31 de agosto de 2013

Marx, muerte y melancolía: la balada del policial negro

Después de que Marx contara sus fábulas, de que pronunciara sus sermones desde los talleres industriales, ya nada fue lo mismo. O eso nos hicieron creer. Los héroes de la crítica materialista transformaron su melancolía en denuncia de la mercancía. Y fueron a buscar a sus alter ego, dobles agentes del capitalismo y de la redención (faz eufórica, esta última, de la ciclotimia del escriba): los autores de novelas policiales, en letanía casi bíblica, repetían una y otra vez el Texto, el Género, obrando en la dicotomía de siempre, la de la repetición y la diferencia. La melancolía de trasnoche, el solemne punto final que, tierno, creyó infligirle Marx a  la filosofía idealista, infiltró el virus de la proyección: los trabajadores eran los nuevos héroes, su infelicidad encontraría consuelo en el paraíso en la tierra, adentro de la historia. Los neoevangelistas de las cuevas citadinas fueron a por los que hurgaban en lo sórdido. 

Todo debía ser dado vuelta a la luz de la nueva buena nueva. Los autores de novelas policiales operaban en el núcleo mismo del capitalismo, en las nacientes industrias de los servicios. Como todo productor simbólico, los melancólicos de la crítica fueron algo exagerados en su valoración de la influencia de las palabras, de los relatos. Terminaron aseverando que todo era cultura. Y las novelas policiales americanas estaban en el centro mismo de la nueva cultura: proveyeron el relato secreto del Imperio naciente, el Lado B de una nación que se haría experta en venderse a sí misma, un Lado B contado como Lado B, en versión de pulpa, berreta, baja, menor: arte por fuera del Gran Arte, arte popular y barato, que las elites y sus modas, sus reductos universitarios, redescubrían periódicamente. Al igual que en las viejas industrias secundarias que obsesionaron a Marx, en las industrias culturales, en el corazón del Imperio del Aura Perdida, los verdaderos artistas eran los trabajadores, los autores de arte serial, fordista. Gemas en los paisajes carboníferos de la minería simbólica.

En cuevas similares a las de sus héroes imaginarios (impersonales, transitorias, modestas), los autores de novelas policiales tecleaban obsesivamente.
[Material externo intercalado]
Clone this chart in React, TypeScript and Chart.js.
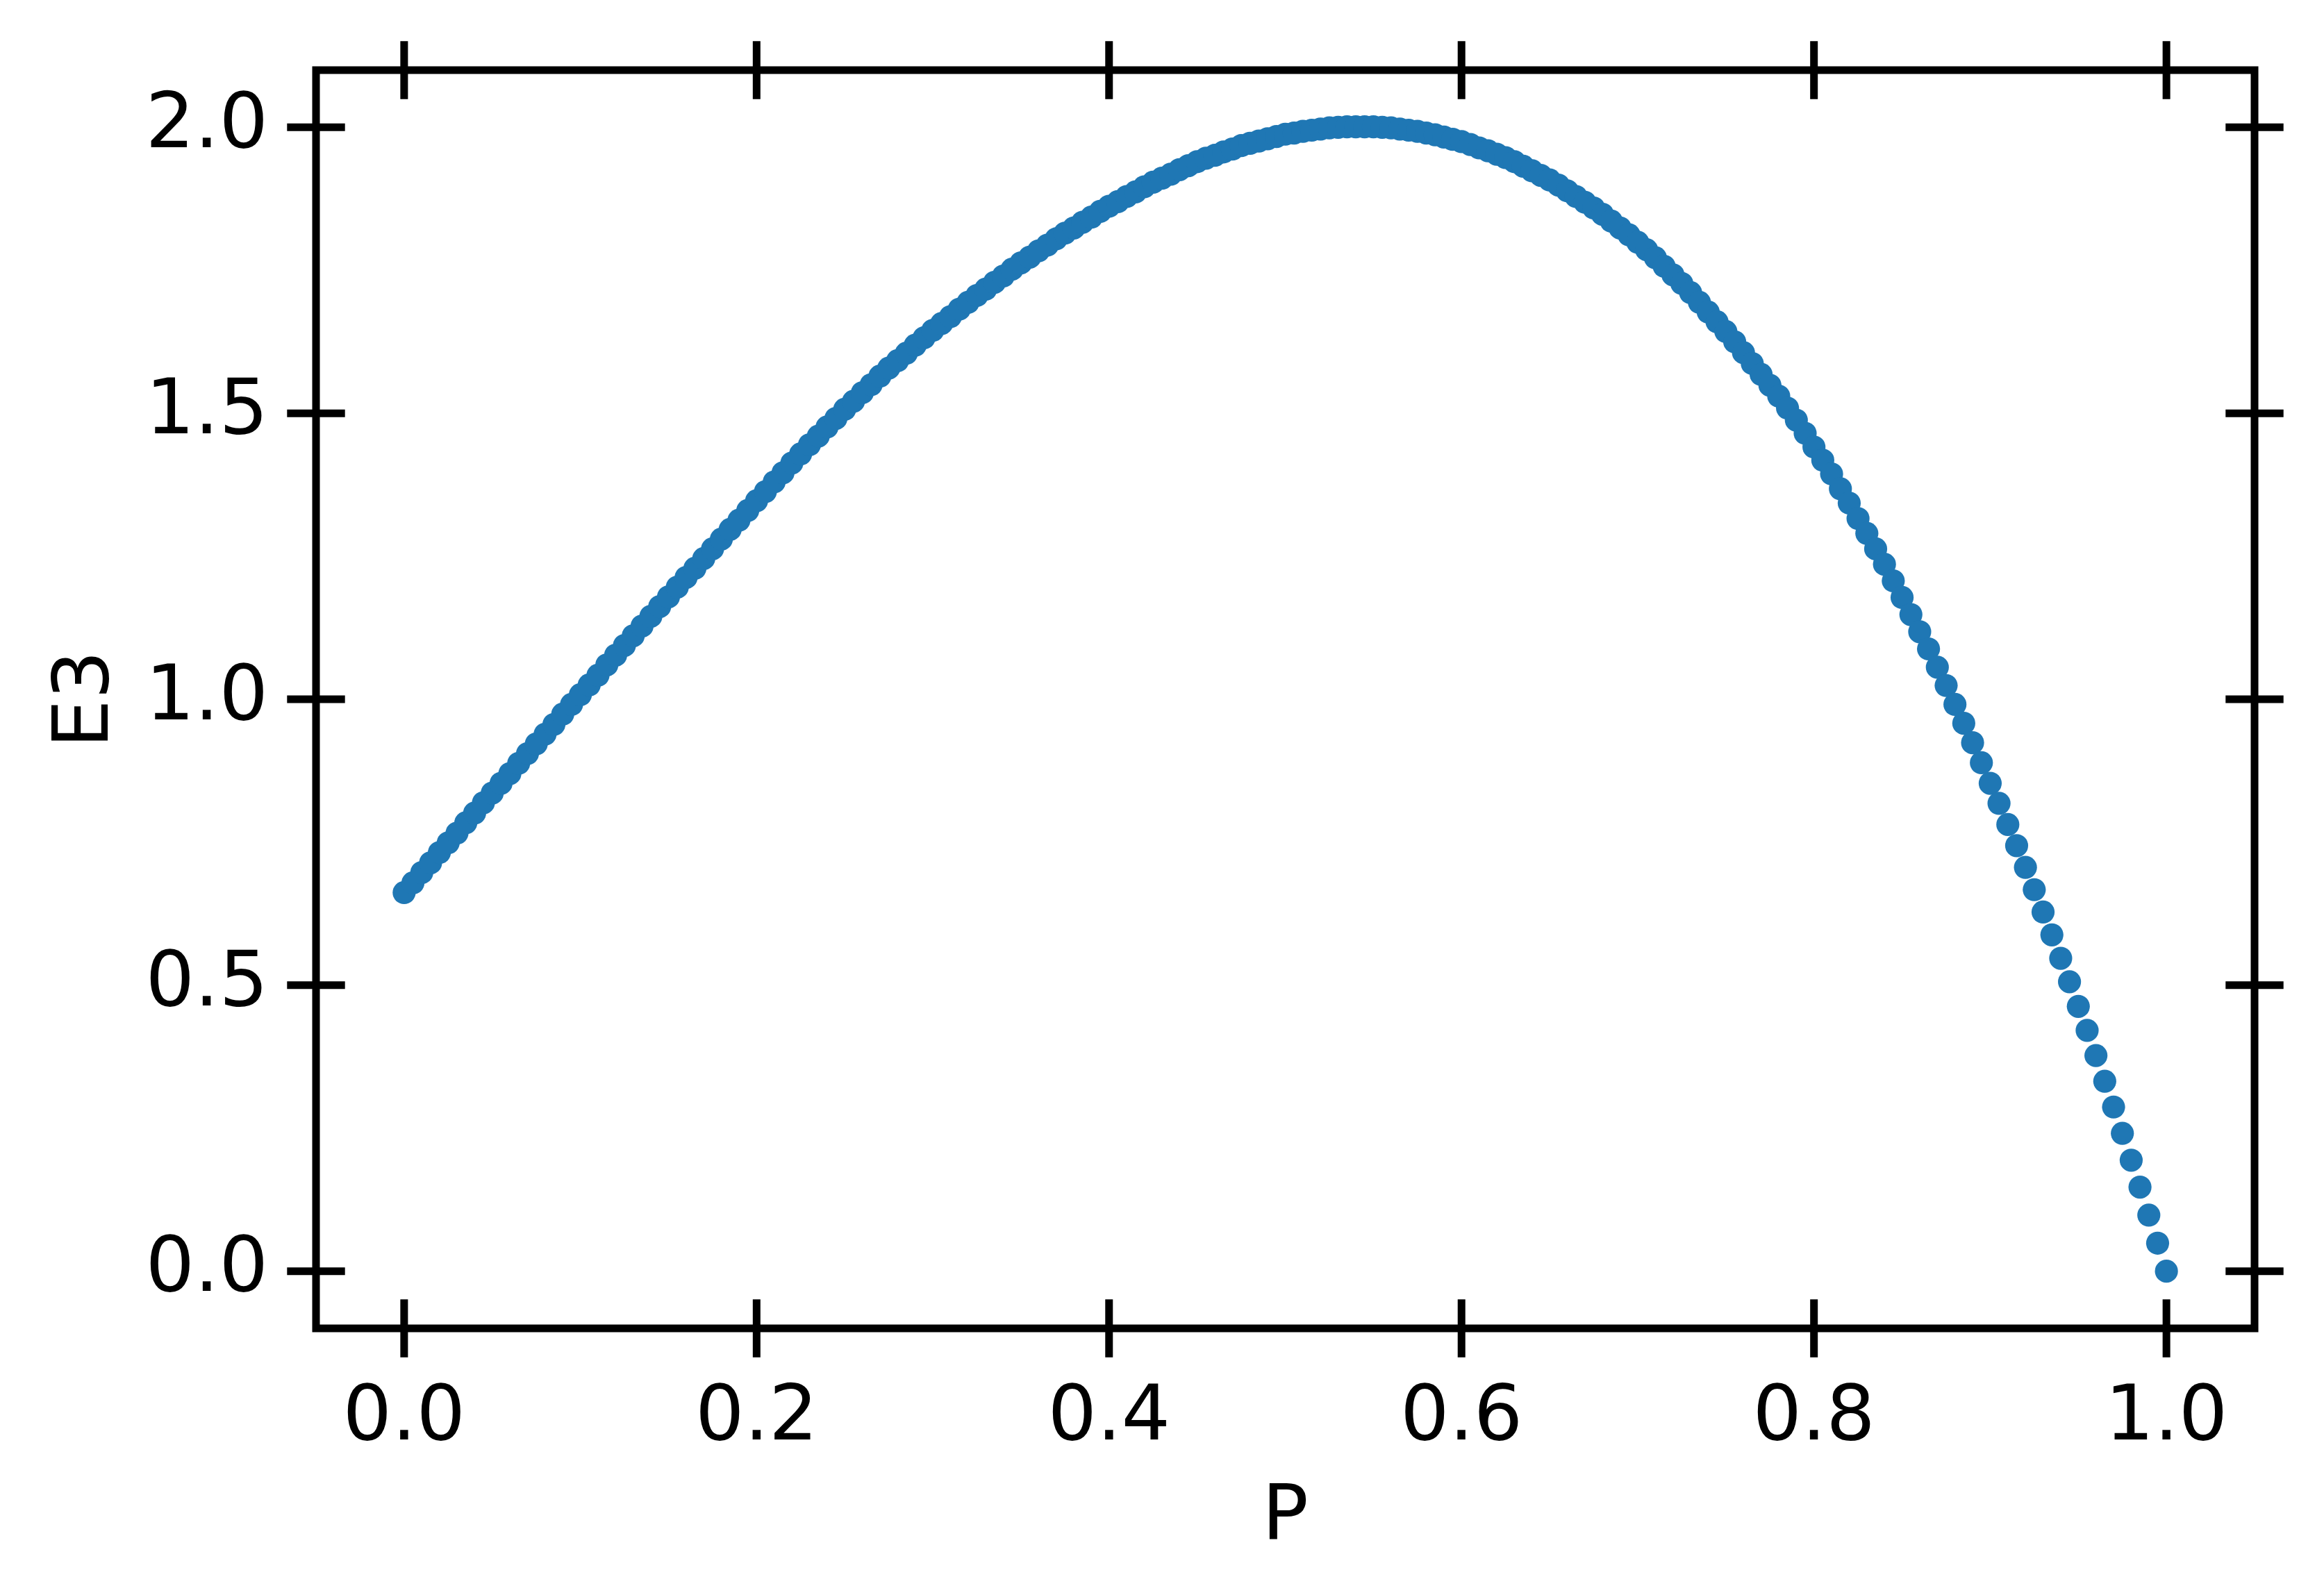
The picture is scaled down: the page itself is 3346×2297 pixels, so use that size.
import React, { useEffect, useRef } from "react";
import { Chart, registerables } from "chart.js";

Chart.register(...registerables);

// P values (x)
const P: number[] = [
  0.000, 0.005, 0.010, 0.015, 0.020, 0.025, 0.030, 0.035, 0.040, 0.045,
  0.050, 0.055, 0.060, 0.065, 0.070, 0.075, 0.080, 0.085, 0.090, 0.095,
  0.100, 0.105, 0.110, 0.115, 0.120, 0.125, 0.130, 0.135, 0.140, 0.145,
  0.150, 0.155, 0.160, 0.165, 0.170, 0.175, 0.180, 0.185, 0.190, 0.195,
  0.200, 0.205, 0.210, 0.215, 0.220, 0.225, 0.230, 0.235, 0.240, 0.245,
  0.250, 0.255, 0.260, 0.265, 0.270, 0.275, 0.280, 0.285, 0.290, 0.295,
  0.300, 0.305, 0.310, 0.315, 0.320, 0.325, 0.330, 0.335, 0.340, 0.345,
  0.350, 0.355, 0.360, 0.365, 0.370, 0.375, 0.380, 0.385, 0.390, 0.395,
  0.400, 0.405, 0.410, 0.415, 0.420, 0.425, 0.430, 0.435, 0.440, 0.445,
  0.450, 0.455, 0.460, 0.465, 0.470, 0.475, 0.480, 0.485, 0.490, 0.495,
  0.500, 0.505, 0.510, 0.515, 0.520, 0.525, 0.530, 0.535, 0.540, 0.545,
  0.550, 0.555, 0.560, 0.565, 0.570, 0.575, 0.580, 0.585, 0.590, 0.595,
  0.600, 0.605, 0.610, 0.615, 0.620, 0.625, 0.630, 0.635, 0.640, 0.645,
  0.650, 0.655, 0.660, 0.665, 0.670, 0.675, 0.680, 0.685, 0.690, 0.695,
  0.700, 0.705, 0.710, 0.715, 0.720, 0.725, 0.730, 0.735, 0.740, 0.745,
  0.750, 0.755, 0.760, 0.765, 0.770, 0.775, 0.780, 0.785, 0.790, 0.795,
  0.800, 0.805, 0.810, 0.815, 0.820, 0.825, 0.830, 0.835, 0.840, 0.845,
  0.850, 0.855, 0.860, 0.865, 0.870, 0.875, 0.880, 0.885, 0.890, 0.895,
  0.900, 0.905, 0.910, 0.915, 0.920, 0.925, 0.930, 0.935, 0.940, 0.945,
  0.950, 0.955, 0.960, 0.965, 0.970, 0.975, 0.980, 0.985, 0.990, 0.995,
  1.000,
];

// E3 values (y)
const E3: number[] = [
  0.662,
  0.679, 0.697, 0.714, 0.732, 0.749,
  0.766, 0.784, 0.801, 0.819, 0.836,
  0.853, 0.870, 0.888, 0.905, 0.922,
  0.939, 0.956, 0.974, 0.991, 1.008,
  1.025, 1.042, 1.060, 1.077, 1.094,
  1.111, 1.128, 1.145, 1.162, 1.179,
  1.196, 1.213, 1.229, 1.246, 1.263,
  1.280, 1.297, 1.313, 1.330, 1.347,
  1.363, 1.380, 1.396, 1.413, 1.429,
  1.445, 1.460, 1.476, 1.491, 1.507,
  1.521, 1.536, 1.550, 1.565, 1.579,
  1.592, 1.605, 1.619, 1.632, 1.645,
  1.657, 1.669, 1.682, 1.694, 1.706,
  1.717, 1.729, 1.740, 1.752, 1.763,
  1.773, 1.784, 1.794, 1.805, 1.815,
  1.824, 1.834, 1.843, 1.853, 1.862,
  1.870, 1.879, 1.887, 1.896, 1.904,
  1.911, 1.918, 1.926, 1.933, 1.940,
  1.946, 1.951, 1.957, 1.962, 1.968,
  1.972, 1.976, 1.980, 1.984, 1.988,
  1.990, 1.993, 1.995, 1.997, 1.999,
  2.000, 2.001, 2.001, 2.001, 2.001,
  2.000, 1.999, 1.997, 1.995, 1.993,
  1.990, 1.987, 1.983, 1.979, 1.975,
  1.970, 1.964, 1.959, 1.953, 1.947,
  1.940, 1.932, 1.924, 1.916, 1.908,
  1.899, 1.889, 1.879, 1.869, 1.859,
  1.848, 1.836, 1.824, 1.812, 1.799,
  1.786, 1.772, 1.757, 1.742, 1.727,
  1.711, 1.694, 1.677, 1.660, 1.643,
  1.625, 1.606, 1.587, 1.568, 1.549,
  1.530, 1.509, 1.488, 1.465, 1.441,
  1.418, 1.394, 1.368, 1.343, 1.316,
  1.290, 1.263, 1.236, 1.207, 1.178,
  1.148, 1.118, 1.088, 1.056, 1.024,
  0.991, 0.958, 0.924, 0.889, 0.853,
  0.818, 0.781, 0.744, 0.706, 0.667,
  0.628, 0.588, 0.547, 0.506, 0.463,
  0.421, 0.377, 0.332, 0.287, 0.241,
  0.194, 0.147, 0.098, 0.049, 0.000,
];

const X_TICKS: number[] = [0.0, 0.2, 0.4, 0.6, 0.8, 1.0];
const Y_TICKS: number[] = [0.0, 0.5, 1.0, 1.5, 2.0];
const X_LABEL = "P";
const Y_LABEL = "E3";

const W = 3346;
const H = 2297;
const FONT = "'DejaVu Sans', 'Liberation Sans', sans-serif";
const POINT_COLOR = "#1f77b4";

const framePlugin = {
  id: "mplFrame",
  afterDraw(chart: any) {
    const { ctx, chartArea, scales } = chart;
    const { left, right, top, bottom } = chartArea;
    const xs = scales.x;
    const ys = scales.y;
    const half = 41.7;
    ctx.save();
    ctx.strokeStyle = "#000";
    ctx.lineCap = "butt";
    ctx.lineWidth = 11;
    ctx.beginPath();
    for (const v of X_TICKS) {
      const px = xs.getPixelForValue(v);
      ctx.moveTo(px, bottom - half);
      ctx.lineTo(px, bottom + half);
      ctx.moveTo(px, top - half);
      ctx.lineTo(px, top + half);
    }
    for (const v of Y_TICKS) {
      const py = ys.getPixelForValue(v);
      ctx.moveTo(left - half, py);
      ctx.lineTo(left + half, py);
      ctx.moveTo(right - half, py);
      ctx.lineTo(right + half, py);
    }
    ctx.stroke();
    ctx.lineJoin = "miter";
    ctx.lineWidth = 11;
    ctx.strokeRect(left, top, right - left, bottom - top);
    ctx.restore();
  },
};

export default function App() {
  const ref = useRef<HTMLCanvasElement | null>(null);

  useEffect(() => {
    document.body.style.margin = "0";
    const canvas = ref.current;
    if (!canvas) return;
    const data = P.map((p, i) => ({ x: p, y: E3[i] }));
    const chart = new Chart(canvas, {
      type: "scatter",
      data: {
        datasets: [
          {
            data,
            backgroundColor: POINT_COLOR,
            borderColor: POINT_COLOR,
            borderWidth: 0,
            pointRadius: 16.6,
            pointHoverRadius: 16.6,
            showLine: false,
          },
        ],
      },
      plugins: [framePlugin],
      options: {
        responsive: false,
        devicePixelRatio: 1,
        animation: false,
        events: [],
        layout: { padding: { top: 101, right: 100, bottom: 0, left: 0 } },
        plugins: {
          legend: { display: false },
          tooltip: { enabled: false },
          title: { display: false },
        },
        scales: {
          x: {
            type: "linear",
            position: "bottom",
            min: -0.05,
            max: 1.05,
            grid: { display: false, drawTicks: false },
            border: { display: false },
            afterBuildTicks: (scale: any) => {
              scale.ticks = X_TICKS.map((v) => ({ value: v }));
            },
            afterFit: (scale: any) => {
              scale.height = H - 1913;
              scale.paddingLeft = 0;
              scale.paddingRight = 0;
            },
            ticks: {
              padding: 65,
              color: "#000",
              font: { family: FONT, size: 111 },
              maxRotation: 0,
              autoSkip: false,
              callback: (v: any) => Number(v).toFixed(1),
            },
            title: {
              display: true,
              text: X_LABEL,
              color: "#000",
              font: { family: FONT, size: 111 },
              padding: { top: 0, bottom: 43 },
            },
          },
          y: {
            type: "linear",
            position: "left",
            min: -0.1,
            max: 2.1,
            grid: { display: false, drawTicks: false },
            border: { display: false },
            afterBuildTicks: (scale: any) => {
              scale.ticks = Y_TICKS.map((v) => ({ value: v }));
            },
            afterFit: (scale: any) => {
              scale.width = 455;
              scale.paddingTop = 0;
              scale.paddingBottom = 0;
            },
            ticks: {
              padding: 69,
              color: "#000",
              font: { family: FONT, size: 111 },
              autoSkip: false,
              callback: (v: any) => Number(v).toFixed(1),
            },
            title: {
              display: true,
              text: Y_LABEL,
              color: "#000",
              font: { family: FONT, size: 111 },
              padding: { top: 60, bottom: 0 },
            },
          },
        },
      },
    });
    return () => chart.destroy();
  }, []);

  return (
    <div style={{ width: W, height: H, background: "#fff" }}>
      <canvas ref={ref} width={W} height={H} style={{ display: "block", width: W, height: H }} />
    </div>
  );
}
Servían al mercado, se consagraban a la imaginación técnica, a componer el canto mecánico del mensaje imperial; pero fueron vistos, quisieron ser vistos, como críticos, como objetores de conciencia de la industria a la que servían: no en vano 1280 pop de Jim Thompson  empieza con la Revolución Rusa: mensaje en una botella. La literatura policial narra el siglo veinte americano. Si el policial británico era hijo, hermano de la esfera pública creada por los diarios, el policial negro está al servicio, y se alimenta de, esa nueva tecnología que recrea la escena de la caverna platónica: una sala a oscuras, llena de gente, poblada de imágenes ilusorias que forjan las nuevas sensibilidades; el cine. 

¿Qué buscaba el público de la ficción policial? Buscaba la consolación de la policía, digamos parafraseando a Boecio, el último romano. La poética de los Estados Unidos bajó las metáforas a tierra. El realismo del policial era quizás un retrato de la nueva sociedad. En California, la nueva fábrica mundial de los sueños, el policial registraba el lado oscuro de la vida aventurera: las identidades reinventables (mediante cirugía, escapismo o dinero) y las fortunas cambiantes de una era de transformación a lo Balzac. Parodiando la furia sermonera de los pastores (Faulkner en cualquiera de sus libros, incluyendo Gambito de caballo, o Borges cuando en “La intrusa” sintetiza con un par adjetivo-sustantivo --”sórdida unión”-- la desviación de la norma sexual), la literatura policial reponía la sensación de inseguridad.

Pero, anteúltimo formato de la inconsolable pregunta por la muerte, el policial es, como quiere Faulkner en “Un error de química”, el género que proyecta la sombra. Todo relato es funcional: necesitamos, dice otra vez el narrador de la guerra perdida del sur, el triunvirato de asesino, víctima y deudo porque se requieren dos como mínimo para postular las verdades de la injusticia y del pesar. Libro procaz, catálogo, a la manera bíblica, de la inmoralidad sexual (de la nueva sexualidad espectacular, de la exhibición censurada de las nuevas evas), el Libro Policial es justiciero, moralista: demasiados [chantajistas] han vivido, sermonea Sam Spade en el final del cuento homónimo. Los operadores de la información (versión moderna de los guardianes de los libros ocultos), juegan como estos en el límite, recrean (como el psicópata Nick Corey de Thompson, que alucina las escenas vividas por todas las personas que pasaron por la casa de una de sus amantes) a los fantasmas: es a ellos a quienes la literatura convoca, siempre. Toda literatura policial, toda literatura, es una historia de fantasmas.